Des présentations ont abordé la question d’autres consommations problématiques en matière de santé, mais plus répandues, comme celles du tabac, du cannabis ou de l’alcool. Elles ont permis de balayer le spectre des enjeux qui se posent en matière de santé. Sachant que les personnes séropositives, par les impacts psycho-sociaux de la maladie, sont plus exposées à ces consommations. "L’apport des addictologues et des sexologues a été crucial", ajoute encore Jacques Reynes en conclusion de la conférence.

La gageure reste, pour l’ensemble des acteurs, de se servir de cette impulsion pour avancer de manière collective sur ces enjeux et, à terme de réussir à trouver de nouvelles stratégies pour appréhender un phénomène qui a un impact sur les contaminations au VIH et au VHC. 2017 sera aussi l’année du bilan pour la SFLS à ce propos, puisque la prochaine édition se déroulera à Nice les 19 et 20 octobre, et sera consacrée à la quête d’un "territoire sans sida".

"Mieux prendre en charge les personnes de façon globale"
Le docteur Anne Simon, présidente de la SFLS, abonde, il y aura un avant et un après la SFLS 2016. "L’arrivée de la PrEP, l’arrivée des CeGIDD, l’enjeu de la santé sexuelle vers une prévention bio-médicalisée aussi auprès des personnes séronégatives, nous font changer de paradigme.
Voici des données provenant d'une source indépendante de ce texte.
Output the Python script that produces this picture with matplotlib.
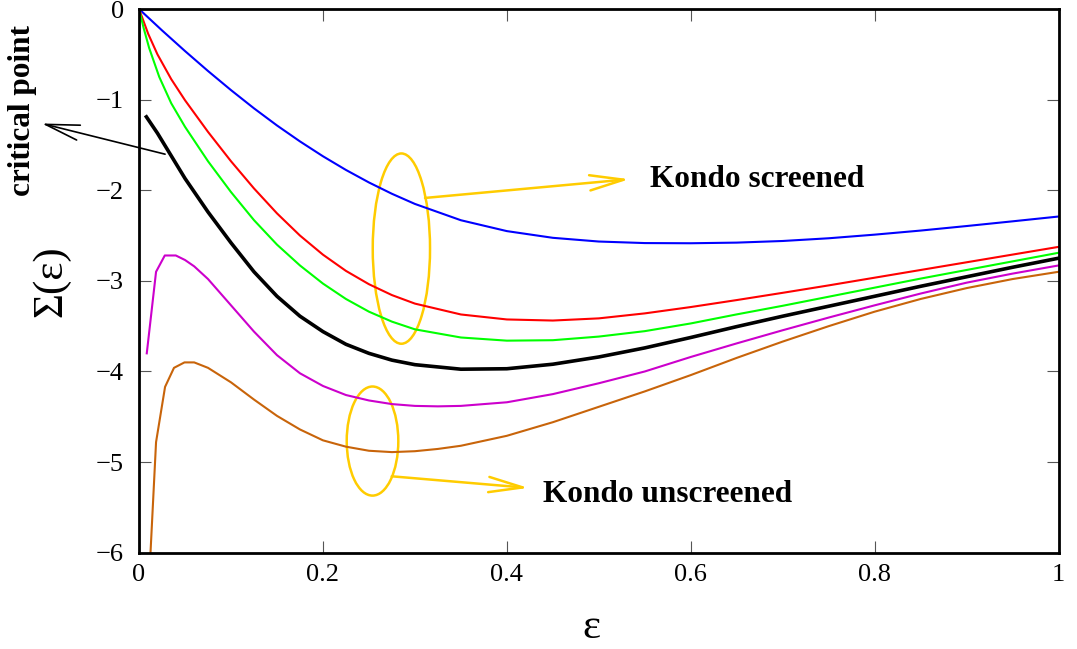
import matplotlib
matplotlib.use("Agg")
import matplotlib.pyplot as plt
from matplotlib.patches import Ellipse, ArrowStyle

plt.rcParams['font.family'] = ['Liberation Serif', 'DejaVu Serif']

# self-energy curves Sigma(eps)
blue_x = [0, 0.025, 0.05, 0.075, 0.1, 0.125, 0.15, 0.175, 0.2, 0.225, 0.25, 0.275, 0.3,
          0.35, 0.4, 0.45, 0.5, 0.55, 0.6, 0.65, 0.7, 0.75, 0.8, 0.85, 0.9, 0.95, 1.0]
blue_y = [0, -0.236, -0.464, -0.684, -0.895, -1.096, -1.285, -1.461, -1.625, -1.776, -1.914,
          -2.039, -2.151, -2.331, -2.451, -2.525, -2.566, -2.583, -2.585, -2.578, -2.560, -2.530,
          -2.490, -2.445, -2.395, -2.343, -2.29]

red_x = [0, 0.01, 0.02, 0.035, 0.05, 0.075, 0.1, 0.125, 0.15, 0.175, 0.2, 0.225, 0.25, 0.275,
         0.3, 0.35, 0.4, 0.45, 0.5, 0.55, 0.6, 0.65, 0.7, 0.75, 0.8, 0.85, 0.9, 0.95, 1.0]
red_y = [0, -0.275, -0.50, -0.774, -1.007, -1.356, -1.68, -1.98, -2.255, -2.50, -2.711, -2.89,
         -3.037, -3.157, -3.251, -3.371, -3.426, -3.438, -3.414, -3.359, -3.289, -3.212, -3.132,
         -3.05, -2.965, -2.88, -2.795, -2.71, -2.625]

green_x = [0, 0.005, 0.011, 0.022, 0.035, 0.05, 0.075, 0.1, 0.125, 0.15, 0.175, 0.2, 0.225,
           0.25, 0.275, 0.3, 0.35, 0.4, 0.45, 0.5, 0.55, 0.6, 0.65, 0.7, 0.75, 0.8, 0.85, 0.9,
           0.95, 1.0]
green_y = [0, -0.21, -0.43, -0.75, -1.04, -1.30, -1.68, -2.02, -2.33, -2.60, -2.83, -3.03, -3.20,
           -3.34, -3.45, -3.535, -3.625, -3.66, -3.655, -3.615, -3.555, -3.47, -3.37, -3.275,
           -3.175, -3.075, -2.975, -2.88, -2.785, -2.69]

# critical point
black_x = [0.008, 0.02, 0.035, 0.05, 0.075, 0.1, 0.125, 0.15, 0.175, 0.2, 0.225, 0.25, 0.275,
           0.3, 0.35, 0.4, 0.45, 0.5, 0.55, 0.6, 0.65, 0.7, 0.75, 0.8, 0.85, 0.9, 0.95, 1.0]
black_y = [-1.19, -1.37, -1.62, -1.87, -2.24, -2.58, -2.90, -3.17, -3.39, -3.56, -3.70, -3.80,
           -3.875, -3.925, -3.975, -3.97, -3.92, -3.84, -3.74, -3.625, -3.505, -3.39, -3.28,
           -3.17, -3.06, -2.955, -2.85, -2.75]

magenta_x = [0.0084, 0.0185, 0.028, 0.040, 0.05, 0.06, 0.075, 0.1, 0.125, 0.15, 0.175, 0.2,
             0.225, 0.25, 0.275, 0.3, 0.325, 0.35, 0.4, 0.45, 0.5, 0.55, 0.6, 0.65, 0.7, 0.75,
             0.8, 0.85, 0.9, 0.95, 1.0]
magenta_y = [-3.80, -2.90, -2.72, -2.72, -2.77, -2.84, -2.98, -3.27, -3.56, -3.82, -4.02, -4.16,
             -4.26, -4.32, -4.36, -4.38, -4.385, -4.38, -4.34, -4.25, -4.13, -4.00, -3.84, -3.69,
             -3.545, -3.405, -3.27, -3.14, -3.02, -2.92, -2.83]

brown_x = [0.0085, 0.0185, 0.0283, 0.038, 0.0494, 0.06, 0.075, 0.1, 0.125, 0.15, 0.175, 0.2,
           0.225, 0.25, 0.275, 0.3, 0.325, 0.35, 0.4, 0.45, 0.5, 0.55, 0.6, 0.65, 0.7, 0.75,
           0.8, 0.85, 0.9, 0.95, 1.0]
brown_y = [-6.8, -4.78, -4.17, -3.96, -3.90, -3.90, -3.96, -4.12, -4.31, -4.49, -4.64, -4.76,
           -4.83, -4.875, -4.89, -4.88, -4.855, -4.82, -4.71, -4.56, -4.39, -4.22, -4.04, -3.85,
           -3.67, -3.50, -3.34, -3.20, -3.08, -2.98, -2.90]

x_ticks = [0, 0.2, 0.4, 0.6, 0.8, 1]
x_ticklabels = ['0', '0.2', '0.4', '0.6', '0.8', '1']
y_ticks = [-6, -5, -4, -3, -2, -1, 0]

gold = '#ffcc00'

fig = plt.figure(figsize=(10.77, 6.49), dpi=100)
ax = fig.add_axes([0.1291, 0.1484, 0.8538, 0.8377])

ax.plot(blue_x, blue_y, color='#0000ff', lw=1.5)
ax.plot(red_x, red_y, color='#ff0000', lw=1.5)
ax.plot(green_x, green_y, color='#00ff00', lw=1.5)
ax.plot(black_x, black_y, color='black', lw=2.6)
ax.plot(magenta_x, magenta_y, color='#cc00cc', lw=1.5)
ax.plot(brown_x, brown_y, color='#c8640a', lw=1.5)

ax.set_xlim(0, 1)
ax.set_ylim(-6, 0)
ax.set_xticks(x_ticks)
ax.set_xticklabels(x_ticklabels)
ax.set_yticks(y_ticks)
ax.tick_params(direction='in', length=8.5, width=0.8, color='#555555',
               top=True, right=True, labelsize=19)
ax.tick_params(axis='y', pad=11)
ax.tick_params(axis='x', pad=8)
for sp in ax.spines.values():
    sp.set_linewidth(2)

ax.set_xlabel('ε', fontsize=31)
ax.xaxis.set_label_coords(0.4916, -0.102)
ax.set_ylabel('Σ(ε)', fontsize=31)
ax.yaxis.set_label_coords(-0.075, 0.5)

# grouping ellipses and their pointers
ax.add_patch(Ellipse((0.2853, -2.644), 0.0623, 2.10, fill=False, ec=gold, lw=1.8))
ax.add_patch(Ellipse((0.2539, -4.768), 0.0561, 1.204, fill=False, ec=gold, lw=1.8))

head = ArrowStyle('->', head_length=2.45, head_width=0.55)
ax.annotate('', xy=(0.5332, -1.878), xytext=(0.3110, -2.085),
            arrowprops=dict(arrowstyle=head, color=gold, lw=1.8, mutation_scale=10,
                            shrinkA=0, shrinkB=0))
ax.annotate('', xy=(0.4234, -5.285), xytext=(0.2748, -5.157),
            arrowprops=dict(arrowstyle=head, color=gold, lw=1.8, mutation_scale=10,
                            shrinkA=0, shrinkB=0))
ax.annotate('', xy=(-0.1058, -1.263), xytext=(0.0283, -1.602), annotation_clip=False,
            arrowprops=dict(arrowstyle=head, color='black', lw=1.2, mutation_scale=10,
                            shrinkA=0, shrinkB=0))

ax.text(0.5557, -1.963, 'Kondo screened', fontsize=22.5, fontweight='bold', va='baseline')
ax.text(0.4394, -5.44, 'Kondo unscreened', fontsize=22.5, fontweight='bold', va='baseline')
fig.text(22.5 / 1077, 1 - 111 / 649, 'critical point', fontsize=22.5, fontweight='bold',
         rotation=90, ha='center', va='center')

fig.savefig('out.png', dpi=100)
Nous sommes les mêmes individus, qui passons des uns aux autres. C’est une nouvelle culture à travailler. Associatifs et médecins, nous venons de deux mondes très différents. Nous avons beaucoup appris de ces autres prises en charge. Mais il y avait tout un monde qui ne se connaissait pas, tout un champ de la médecine, comme les addictologues et les sexologues, qui ne savent pas ce que l’on fait. Tous n’étaient pas au fait de ces nouvelles problématiques de sexualité. C’est ce monde-là qu’il va falloir mettre en musique. C’est notre défi. Nous avons repérer les personnes avec qui nous allons pouvoir travailler. Ceux que nous connaissions déjà, comme les associatifs, mais en fonctionnant différemment, mais aussi d’autres professions dont nous pouvons "se servir", pour mieux prendre en charge les personnes de façon globale. Ce sont des situations complexes, des personnalités complexes, des prises de risques complexes. Je pense que l’on va beaucoup apprendre les uns des autres désormais."